The 2020 migration crisis follows stark warnings from refugee and other migrant agencies over the past year, that people trafficking was likely to increase here, as a consequence of work over the last 2-3 years by the European Frontiers agency Frontex, who have been largely successful in stemming the massive migrant flows, which came to light back in 2015-16, crossing the mediterranean.  Having successfully blocked this route from northern Africa into Southern Europe, traffickers and the migrants desperate to start a new life, escape poverty, war, oppression, climate change and a range of other issues, having few if any official migration routes open to them, have found the much more dangerous Canary Route to be, once again, more attractive than the alternatives.

It is known that at least 800 people have died this year attempting the journey, whether simply by running out of food or fuel and starving to death, miscalculating sea currents and drifting out into open ocean, having their vessels overturned by rough seas and drowning or more starkly, through engines exploding and fuel tanks catching fire, burning the migrants aboard alive, as happened just two weeks ago.  These are just the people, however, that we know of.  There are likely to be many others who have simply disappeared without trace.

Europeans, legitimately resident on the islands and elsewhere, rarely grasp the desperation involved in choosing so dangerous a course of action.  Xenophobia and indeed simple racism repeatedly rears its ugly head in comments from white westerners.  Fear, ignorance and anger often lead to snap generalisations and abhorrent suggestions that rarely take into account the individual hardships involved in choosing to make so difficult a journey.  It is easy from a position of privilege to pass judgement on those seeking access to Europe, and to ignore individual stories or avoid any historical context the situations migrants try to escape.

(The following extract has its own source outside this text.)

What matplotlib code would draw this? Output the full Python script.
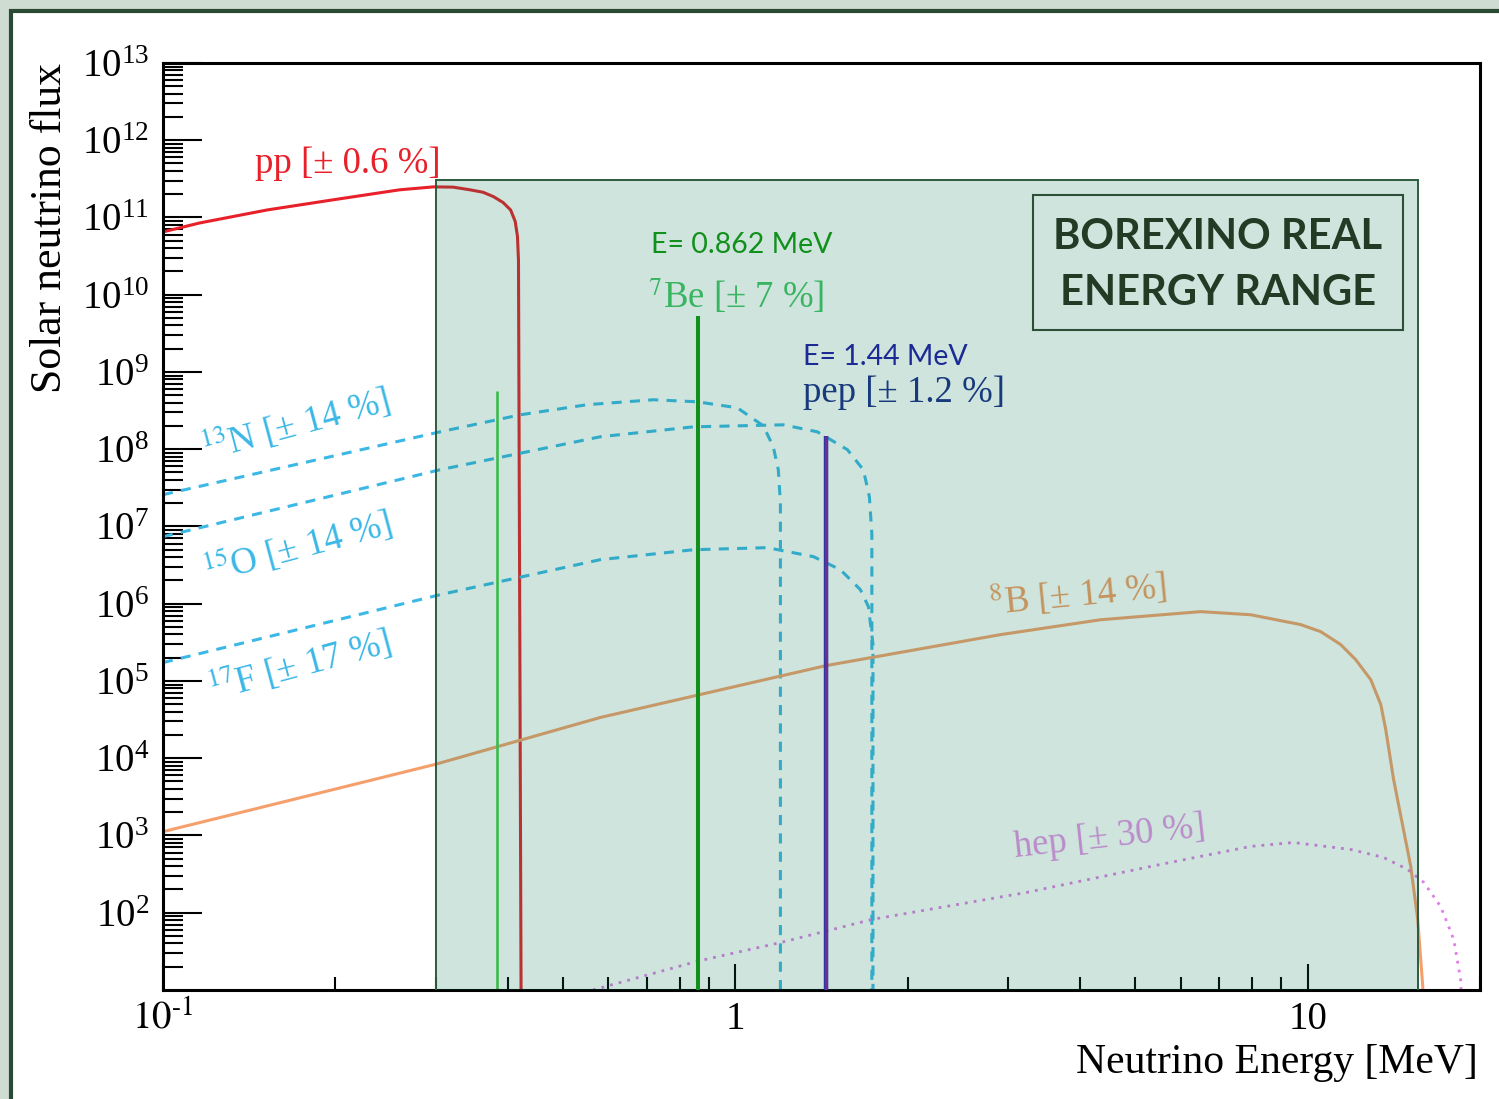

Even in the face of a more than 90% reduction in tourism, the covid19 health crisis and associated ongoing economic crash, there are many who would prefer hotels and tourist apartments to remain empty rather than accommodate anyone arriving on these shores in hope of a better life and onward travel to mainland Spain.  More than 4,000 migrants have been temporarily accommodated in otherwise empty tourist accommodations over recent months, which ironically has allowed many of these businesses to stay afloat despite the absence of visiting tourists.  Still many of those who have little or no connection to these businesses, often European migrants themselves, express mostly irrational fear and anger over a situation that nobody wants, but at least temporarily serves the interests of those who find themselves in the thick of it.

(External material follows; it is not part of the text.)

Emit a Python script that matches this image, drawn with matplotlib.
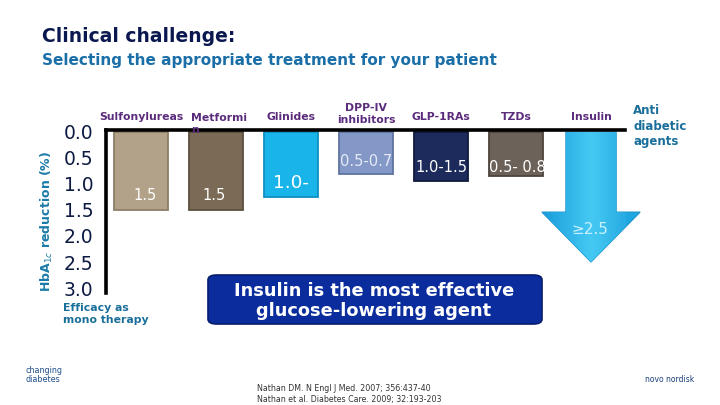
import numpy as np
import matplotlib
matplotlib.use('Agg')
import matplotlib.pyplot as plt
from matplotlib.patches import FancyBboxPatch, FancyArrow

# data
agents = ['Sulfonylureas', 'Metformi\nn', 'Glinides', 'DPP-IV\ninhibitors', 'GLP-1RAs', 'TZDs', 'Insulin']
reduction = [1.5, 1.5, 1.25, 0.8, 0.95, 0.85]   # bar depth (HbA1c %)
insulin_reduction = 2.5
value_labels = ['1.5', '1.5', '1.0-', '0.5-0.7', '1.0-1.5', '0.5- 0.8', '\u22652.5']
yticks = [0.0, 0.5, 1.0, 1.5, 2.0, 2.5, 3.0]

bar_colors = ['#b3a28a', '#7b6b56', '#19b5ea', '#8398c7', '#1c2b5b', '#6c625a']
edge_colors = ['#8e7e68', '#5c4f3e', '#0f8fc0', '#5f74a3', '#0f1a3d', '#4c443e']
label_colors = ['white', 'white', 'white', '#e3e9f6', 'white', 'white', '#c9f1ff']
label_sizes = [10.5, 10.5, 13.3, 10.5, 10.5, 10.5, 11]
label_y = [1.22, 1.22, 0.98, 0.56, 0.69, 0.69, 1.88]
label_dx = [0.06, -0.02, 0.0, 0.0, 0.0, 0.02, -0.02]

W, H = 720, 405
fig = plt.figure(figsize=(7.2, 4.05), dpi=100)
fig.patch.set_facecolor('white')

def fx(px):
    return px / W

def fy(py):
    return 1 - py / H

ax = fig.add_axes([fx(106), fy(293), fx(625) - fx(106), fy(130) - fy(293)])
ax.patch.set_alpha(0)

x = np.arange(len(agents))
ax.bar(x[:6], reduction, width=0.73, bottom=0, color=bar_colors,
       edgecolor=edge_colors, linewidth=1.3, zorder=2)

# insulin arrow with a cyan gradient
arr = FancyArrow(x[6], 0.0, 0, insulin_reduction, width=0.67, head_width=1.31,
                 head_length=0.96, length_includes_head=True,
                 facecolor='#1ea8e2', edgecolor='#1790cc', linewidth=0.8, zorder=2)
ax.add_patch(arr)
arr.set_clip_on(False)
grad = np.abs(np.linspace(-1, 1, 200))[None, :]
im = ax.imshow(grad, cmap=matplotlib.colors.LinearSegmentedColormap.from_list(
    'cy', ['#45c9f3', '#1a9ddb']), extent=[x[6] - 0.66, x[6] + 0.66, insulin_reduction, 0],
    aspect='auto', zorder=2.5)
im.set_clip_path(arr)
im.set_clip_box(None)

ax.set_xlim(-0.467, 6.453)
ax.set_ylim(3.096, -0.038)

for i, t in enumerate(value_labels):
    ax.text(x[i] + label_dx[i], label_y[i], t, ha='center', va='center',
            color=label_colors[i], fontsize=label_sizes[i], zorder=3)

# category labels above the top line
purple = '#5b2c7c'
for i, name in enumerate(agents):
    if i == 1:
        ax.text(x[i] - 0.33, -0.15, name, ha='left', va='center', fontsize=7.8,
                fontweight='bold', color=purple, linespacing=1.3, clip_on=False, zorder=4)
        continue
    yy = -0.35 if '\n' in name else -0.29
    ax.text(x[i], yy, name, ha='center', va='center', fontsize=7.8,
            fontweight='bold', color=purple, linespacing=1.25, clip_on=False)

for s in ['right', 'bottom']:
    ax.spines[s].set_visible(False)
ax.spines['left'].set_linewidth(2.6)
ax.spines['top'].set_linewidth(2.6)
ax.set_xticks([])
ax.set_yticks(yticks)
ax.set_yticklabels(['%.1f' % v for v in yticks], fontsize=13.5, color='#0d1a42')
ax.tick_params(axis='y', length=0, pad=9)

fig.text(fx(47), fy(221), 'HbA$_{1c}$ reduction (%)', rotation=90, ha='center', va='center',
         fontsize=9, fontweight='bold', color='#1a7aa8')

fig.text(fx(42), fy(36), 'Clinical challenge:', fontsize=13.5, fontweight='bold',
         color='#0b1850', va='center')
fig.text(fx(42), fy(60), 'Selecting the appropriate treatment for your patient',
         fontsize=11, fontweight='bold', color='#1a6fa8', va='center')

fig.text(fx(633), fy(126), 'Anti\ndiabetic\nagents', fontsize=8.5, fontweight='bold',
         color='#1a6f9a', va='center', ha='left', linespacing=1.3)
fig.text(fx(63), fy(314), 'Efficacy as\nmono therapy', fontsize=7.8, fontweight='bold',
         color='#1a6f9a', va='center', ha='left', linespacing=1.15)

box = FancyBboxPatch((fx(208), fy(324)), fx(334), fy(275) - fy(324),
                     boxstyle='round,pad=0.0,rounding_size=0.012', transform=fig.transFigure,
                     facecolor='#0b2c9c', edgecolor='#061d6b', linewidth=1.2)
fig.patches.append(box)
fig.text(fx(374), fy(301), 'Insulin is the most effective\nglucose-lowering agent',
         ha='center', va='center', fontsize=12.8, fontweight='bold', color='white',
         linespacing=1.1)

fig.text(fx(257), fy(394), 'Nathan DM. N Engl J Med. 2007; 356:437-40\nNathan et al. Diabetes Care. 2009; 32:193-203',
         fontsize=5.7, color='#333333', ha='left', va='center', linespacing=1.25)

fig.text(fx(25), fy(375), 'changing\ndiabetes', fontsize=5.8, color='#1d4f8c',
         ha='left', va='center', linespacing=0.9)
fig.text(fx(670), fy(379), 'novo nordisk', fontsize=5.5, color='#1a3f7a',
         ha='center', va='center')

fig.savefig('out.png', dpi=100)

A few hundred people marched through the streets of Arguineguín, on Gran Canaria’s usually touristed south coast, last Saturday, demanding “solutions”, joined by a not-so-camera-shy local mayor who claims to “only have the humanitarian interests of the migrants” at heart, however marching with her were many racists and xenophobes demanding “more tourists, less parasites” and an “end to the invasion”; claiming to have been abandoned by Spain in the face of mounting migratory pressures leading to security fears, though few if any credible threats to security have actually yet been recorded, those who took part in the march on Saturday expressed fear and frustration that hundreds of African migrants camped at their port, awaiting coronavirus test results, could harm their image as a tourist destination.  Though they offered few potential solutions beyond taking them elsewhere.

Meanwhile, regardless of the migrants, the tourism industry is on its knees and unlikely to recover any time soon. This has left many hoteliers with a clear choice between staying open and being paid, through EU emergency funds to temporarily accommodate migrants in desperate and urgent need, or simply shutting their doors and going out of business while they wait for the coronavirus pandemic to pass.